The study, involving 440 forest users from three developing countries, sheds new light on the role gender quotas for local governing bodies could play in reducing global deforestation and greenhouse gas emissions while also curbing local inequalities.
“When policymakers think about what to do to increase conservation around the world, gender quotas don’t even come up as a viable policy instrument,” said senior author Krister Andersson, a political science professor and researcher at the Institute of Behavioral Science. “This study suggests they should.”
See the full article at Science Daily. Leading the research were Nathan J. Cook, Tara Grillos and Krister P. Andersson who included this abstract:
Interventions to reduce greenhouse gas emissions strive to promote gender balance so that men and women have equal rights to participate in, and benefit from, decision-making about such interventions. One conventional way to achieve gender balance is to introduce gender quotas. Here we show that gender quotas make interventions more effective and lead to more equal sharing of intervention benefits.
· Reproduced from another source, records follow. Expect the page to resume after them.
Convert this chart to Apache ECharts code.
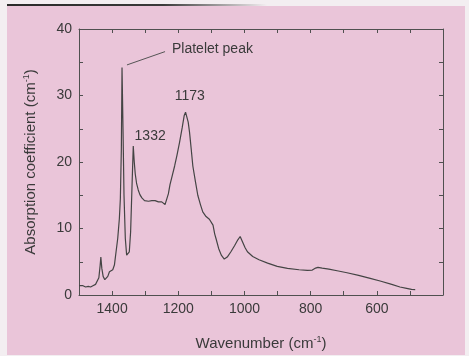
<!DOCTYPE html>
<html>
<head>
<meta charset="utf-8">
<script src="https://cdn.jsdelivr.net/npm/echarts@6/dist/echarts.min.js"></script>
<style>
html,body{margin:0;padding:0;background:#f3eef1;}
#c{width:469px;height:356px;}
</style>
</head>
<body>
<div id="c"></div>
<script>
var wavenumbers = [1500,1495,1488,1480,1472,1465,1458,1450,1445,1440,1436,1434,1431,1427,1422,1418,1413,1408,1403,1398,1393,1388,1383,1378,1375,1372,1370,1367,1364,1360,1356,1352,1348,1344,1340,1336,1333,1330,1326,1321,1316,1310,1302,1290,1280,1270,1260,1250,1240,1235,1230,1225,1218,1211,1204,1196,1188,1182,1178,1174,1170,1166,1161,1156,1148,1141,1133,1126,1116,1106,1100,1095,1090,1086,1078,1070,1061,1052,1041,1030,1020,1013,1006,998,991,975,956,930,901,870,835,810,795,785,778,765,745,720,690,655,620,590,555,530,510,495,484];
var absorption = [1.4,1.2,1.4,1.2,1.3,1.2,1.4,1.6,1.8,2.6,4.5,5.7,4.0,2.8,2.3,2.2,2.8,3.5,3.7,3.8,4.5,6.5,8.5,11.5,14.5,22,34.2,25,15,8.5,6.0,5.7,6.5,9.5,16,22.4,20,18.2,16.8,15.8,15.1,14.6,14.2,14.1,14.2,14.2,14.0,14.0,13.6,13.7,15.2,16.6,18.0,19.4,21.0,23.0,25.2,27.0,27.5,27.2,26.0,24.5,22.0,19.4,17.0,15.0,13.6,12.5,11.8,11.4,11.3,10.5,9.2,8.5,7.0,6.0,5.4,5.7,6.5,7.4,8.3,8.8,8.0,7.1,6.5,5.8,5.3,4.8,4.3,4.0,3.8,3.7,3.75,4.05,4.15,4.05,3.9,3.65,3.35,2.95,2.5,2.1,1.6,1.2,1.0,0.85,0.8];
var xTicks = [600,800,1000,1200,1400];
var yTicks = [0,10,20,30,40];
var annotations = [
  {text:'Platelet peak', w:1219, y:37.0, align:'left'},
  {text:'1332', w:1285, y:23.9, align:'center'},
  {text:'1173', w:1165, y:29.85, align:'center'}
];
var leader = [[1355,34.6],[1240,36.6]];

var data = wavenumbers.map(function(w,i){return [w, absorption[i]];});
var chart = echarts.init(document.getElementById('c'), null, {renderer:'canvas'});
var axisColor = '#505050';
var textColor = '#3a3a3a';
var font = 'Liberation Sans, Arial, sans-serif';

function xAxisBase(pos, show){
  return {
    type:'value', position:pos, inverse:true, min:400, max:1500, interval:200,
    axisLine:{show:true, onZero:false, lineStyle:{color:axisColor,width:1}},
    axisTick:{show:true, inside:true, length:4, lineStyle:{color:axisColor}},
    minorTick:{show:true, splitNumber:2, length:4, lineStyle:{color:axisColor}},
    splitLine:{show:false},
    axisLabel:{show:show, margin:7, color:textColor, fontSize:14, fontFamily:font,
      formatter:function(v){return xTicks.indexOf(v)>=0 ? String(v) : '';}}
  };
}
function yAxisBase(pos, show){
  return {
    type:'value', position:pos, min:0, max:40, interval:10,
    axisLine:{show:true, onZero:false, lineStyle:{color:axisColor,width:1}},
    axisTick:{show:true, inside:true, length:4, lineStyle:{color:axisColor}},
    minorTick:{show:true, splitNumber:2, length:4, lineStyle:{color:axisColor}},
    splitLine:{show:false},
    axisLabel:{show:show, margin:7, color:textColor, fontSize:14, fontFamily:font,
      formatter:function(v){return yTicks.indexOf(v)>=0 ? String(v) : '';}}
  };
}

var xb = xAxisBase('bottom', true);
xb.name = '{a|Wavenumber (cm}{s|-1}{a|)}';
xb.nameLocation = 'middle';
xb.nameGap = 40;
xb.nameTextStyle = {rich:{
  a:{fontSize:15, color:textColor, fontFamily:font},
  s:{fontSize:9, color:textColor, fontFamily:font, verticalAlign:'top', padding:[0,0,8,0]}
}};
var xt = xAxisBase('top', false);
var yl = yAxisBase('left', true);
yl.name = '{a|Absorption coefficient (cm}{s|-1}{a|)}';
yl.nameLocation = 'middle';
yl.nameGap = 40;
yl.nameTextStyle = {rich:{
  a:{fontSize:15, color:textColor, fontFamily:font},
  s:{fontSize:9, color:textColor, fontFamily:font, verticalAlign:'top', padding:[0,0,8,0]}
}};
var yr = yAxisBase('right', false);

chart.setOption({
  backgroundColor:'#f3eef1',
  animation:false,
  graphic:[
    {type:'rect', z:-10, shape:{x:7,y:6,width:458,height:349}, style:{fill:'#eac5d9'}},
    {type:'rect', z:-9, shape:{x:7,y:4,width:260,height:2},
      style:{fill:new echarts.graphic.LinearGradient(0,0,1,0,[{offset:0,color:'#2a2a2a'},{offset:0.6,color:'#3a3a3a'},{offset:1,color:'rgba(60,60,60,0)'}])}}
  ],
  grid:{left:79, right:26, top:29, bottom:59, containLabel:false},
  xAxis:[xb, xt],
  yAxis:[yl, yr],
  series:[{
    type:'line', data:data, xAxisIndex:0, yAxisIndex:0,
    showSymbol:false, symbol:'none', smooth:false,
    lineStyle:{color:'#444444', width:1.2},
    markLine:{
      silent:true, symbol:['none','none'],
      lineStyle:{color:'#555', width:1, type:'solid'},
      label:{show:false},
      data:[[{coord:leader[0]},{coord:leader[1]}]]
    },
    markPoint:{
      silent:true, symbol:'circle', symbolSize:0,
      data:annotations.map(function(a){
        return {coord:[a.w,a.y], value:a.text,
          label:{show:true, position:'inside', formatter:a.text, align:a.align, verticalAlign:'middle',
            color:textColor, fontSize:14, fontFamily:font}};
      })
    }
  }]
});
</script>
</body>
</html>
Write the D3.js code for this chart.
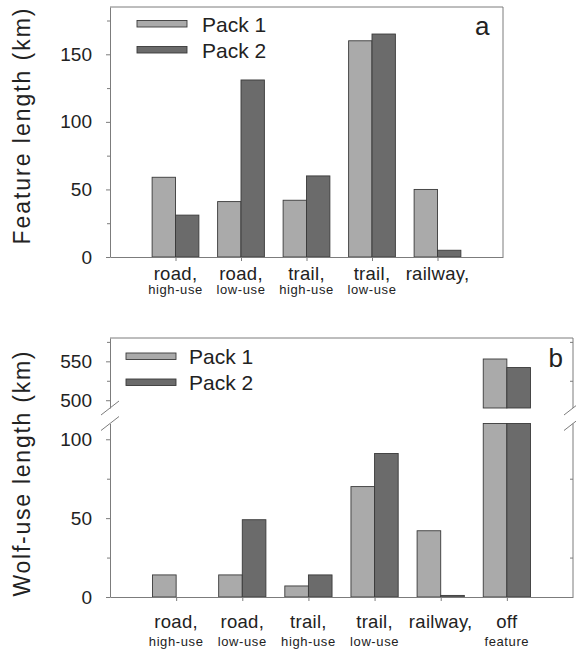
<!DOCTYPE html>
<html>
<head>
<meta charset="utf-8">
<script src="https://cdn.jsdelivr.net/npm/d3@7"></script>
<style>
  body { margin: 0; background: #fff; }
  svg text { font-family: "Liberation Sans", Arial, Helvetica, sans-serif; fill: #222; }
</style>
</head>
<body>
<svg id="chart" width="576" height="651"></svg>
<script>
// values
const mainLabels = ['road,', 'road,', 'trail,', 'trail,', 'railway,', 'off']
const subLabels = ['high-use', 'low-use', 'high-use', 'low-use', '', 'feature']
const seriesNames = ['Pack 1', 'Pack 2']

const featurePack1 = [59, 41, 42, 160, 50]
const featurePack2 = [31, 131, 60, 165, 5]

const wolfPack1 = [14, 14, 7, 70, 42, 553]
const wolfPack2 = [0, 49, 14, 91, 1, 542]

const featureTicks = [0, 50, 100, 150]
const featureMinor = [25, 75, 125, 175]
const wolfLowTicks = [0, 50, 100]
const wolfLowMinor = [25, 75]
const wolfHighTicks = [500, 550]
const wolfHighMinor = [525, 575]

const colors = ['#aaaaaa', '#6b6b6b']
const axisColor = '#7c7c7c'

const svg = d3.select('#chart')

let styleAxis = (g) => {
    g.selectAll('.domain').attr('stroke', axisColor)
    g.selectAll('.tick line').attr('stroke', axisColor)
    g.selectAll('.tick text').style('font-size', '19px').attr('fill', '#222')
}

let yAxis = (g, x, scale, major, minor) => {
    g.append('g')
        .attr('transform', `translate(${x},0)`)
        .call(d3.axisLeft(scale).tickValues(major).tickSize(4).tickPadding(14).tickSizeOuter(0))
        .call(styleAxis)
    g.append('g')
        .attr('transform', `translate(${x},0)`)
        .call(d3.axisLeft(scale).tickValues(minor).tickSize(3).tickFormat('').tickSizeOuter(0))
        .call(styleAxis)
        .select('.domain').remove()
}

let bar = (g, x, y0, y1, w, fill) => {
    if (y0 - y1 <= 0) return
    g.append('rect')
        .attr('x', x).attr('y', y1)
        .attr('width', w).attr('height', y0 - y1)
        .attr('fill', fill)
        .attr('stroke', '#3a3a3a')
        .attr('stroke-width', 0.9)
}

let legend = (g, x, y, textX) => {
    seriesNames.forEach((name, k) => {
        g.append('rect')
            .attr('x', x).attr('y', y + k * 26)
            .attr('width', 50).attr('height', 6.5)
            .attr('fill', colors[k]).attr('stroke', '#3a3a3a').attr('stroke-width', 0.9)
        g.append('text')
            .attr('x', textX).attr('y', y + k * 26 + 11)
            .style('font-size', '21px')
            .text(name)
    })
}

let xLabels = (g, x, n, yMain, ySub) => {
    for (let i = 0; i < n; i++) {
        g.append('text')
            .attr('x', x(i)).attr('y', yMain)
            .attr('text-anchor', 'middle')
            .style('font-size', '18.5px')
            .style('letter-spacing', '0.3px')
            .text(mainLabels[i])
        g.append('text')
            .attr('x', x(i)).attr('y', ySub)
            .attr('text-anchor', 'middle')
            .style('font-size', '13px')
            .style('letter-spacing', '0.6px')
            .text(subLabels[i])
    }
}

let yTitle = (g, cx, cy, len, label) => {
    g.append('text')
        .attr('transform', `translate(${cx},${cy}) rotate(-90)`)
        .attr('text-anchor', 'middle')
        .attr('textLength', len)
        .attr('lengthAdjust', 'spacing')
        .style('font-size', '23px')
        .text(label)
}

// ---------- panel a ----------
let ga = svg.append('g')
let xa = d3.scalePoint().domain(d3.range(featurePack1.length)).range([110, 503]).padding(1)
let ya = d3.scaleLinear().domain([0, 185]).range([257, 7])
let bwa = xa.step() * 0.357

ga.append('path')
    .attr('d', `M110,7H503V257`)
    .attr('fill', 'none').attr('stroke', axisColor)

featurePack1.forEach((v, i) => {
    bar(ga, xa(i) - bwa, ya(0), ya(v), bwa, colors[0])
    bar(ga, xa(i), ya(0), ya(featurePack2[i]), bwa, colors[1])
})

ga.append('g')
    .attr('transform', 'translate(0,257)')
    .call(d3.axisBottom(xa).tickSize(4).tickFormat('').tickSizeOuter(0))
    .call(styleAxis)
yAxis(ga, 110, ya, featureTicks, featureMinor)

xLabels(ga, xa, featurePack1.length, 279.5, 294)
legend(ga, 137, 20.5, 202)
ga.append('text').attr('x', 475).attr('y', 35).style('font-size', '26px').text('a')
yTitle(ga, 29.5, 126.5, 236, 'Feature length (km)')

// ---------- panel b ----------
let gb = svg.append('g')
let xb = d3.scalePoint().domain(d3.range(wolfPack1.length)).range([110, 573]).padding(1)
let yLow = d3.scaleLinear().domain([0, 110]).range([597, 423.5])
let yHigh = d3.scaleLinear().domain([490, 580]).range([408, 338])
let bwb = xb.step() * 0.357

gb.append('path')
    .attr('d', `M110,338H573V${yHigh(490)}M573,${yLow(110)}V597`)
    .attr('fill', 'none').attr('stroke', axisColor)
gb.append('g')
    .attr('transform', 'translate(573,0)')
    .call(d3.axisLeft(yLow).tickValues(wolfLowMinor).tickSize(3).tickFormat(''))
    .call(styleAxis)
    .select('.domain').remove()
gb.append('g')
    .attr('transform', 'translate(573,0)')
    .call(d3.axisLeft(yHigh).tickValues(wolfHighMinor).tickSize(3).tickFormat(''))
    .call(styleAxis)
    .select('.domain').remove()

let brokenBar = (v, x, fill) => {
    if (v <= 110) {
        bar(gb, x, yLow(0), yLow(v), bwb, fill)
    } else {
        bar(gb, x, yLow(0), yLow(110), bwb, fill)
        bar(gb, x, yHigh(490), yHigh(v), bwb, fill)
    }
}
wolfPack1.forEach((v, i) => {
    brokenBar(v, xb(i) - bwb, colors[0])
    brokenBar(wolfPack2[i], xb(i), colors[1])
})

gb.append('g')
    .attr('transform', 'translate(0,597)')
    .call(d3.axisBottom(xb).tickSize(4).tickFormat('').tickSizeOuter(0))
    .call(styleAxis)
yAxis(gb, 110, yLow, wolfLowTicks, wolfLowMinor)
yAxis(gb, 110, yHigh, wolfHighTicks, wolfHighMinor)

// axis break marks
for (let bx of [110, 573]) {
    for (let by of [yHigh(490), yLow(110)]) {
        gb.append('line')
            .attr('x1', bx - 9).attr('y1', by + 7)
            .attr('x2', bx + 9).attr('y2', by - 7)
            .attr('stroke', axisColor).attr('stroke-width', 1)
    }
}

xLabels(gb, xb, wolfPack1.length, 627.5, 645.5)
legend(gb, 126, 353, 189)
gb.append('text').attr('x', 548.5).attr('y', 366.5).style('font-size', '26px').text('b')
yTitle(gb, 29.5, 474, 245, 'Wolf-use length (km)')
</script>
</body>
</html>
We conducted a randomized ‘lab’-in-the-field experiment in which 440 forest users from Indonesia, Peru and Tanzania made decisions about extraction and conservation in a forest common. We randomly assigned a gender quota to half of the participating groups, requiring that at least 50% of group members were women. Groups with the gender quota conserved more trees as a response to a ‘payment for ecosystem services’ intervention and shared the payment more equally. We attribute this effect to the gender composition of the group, not the presence of female leaders.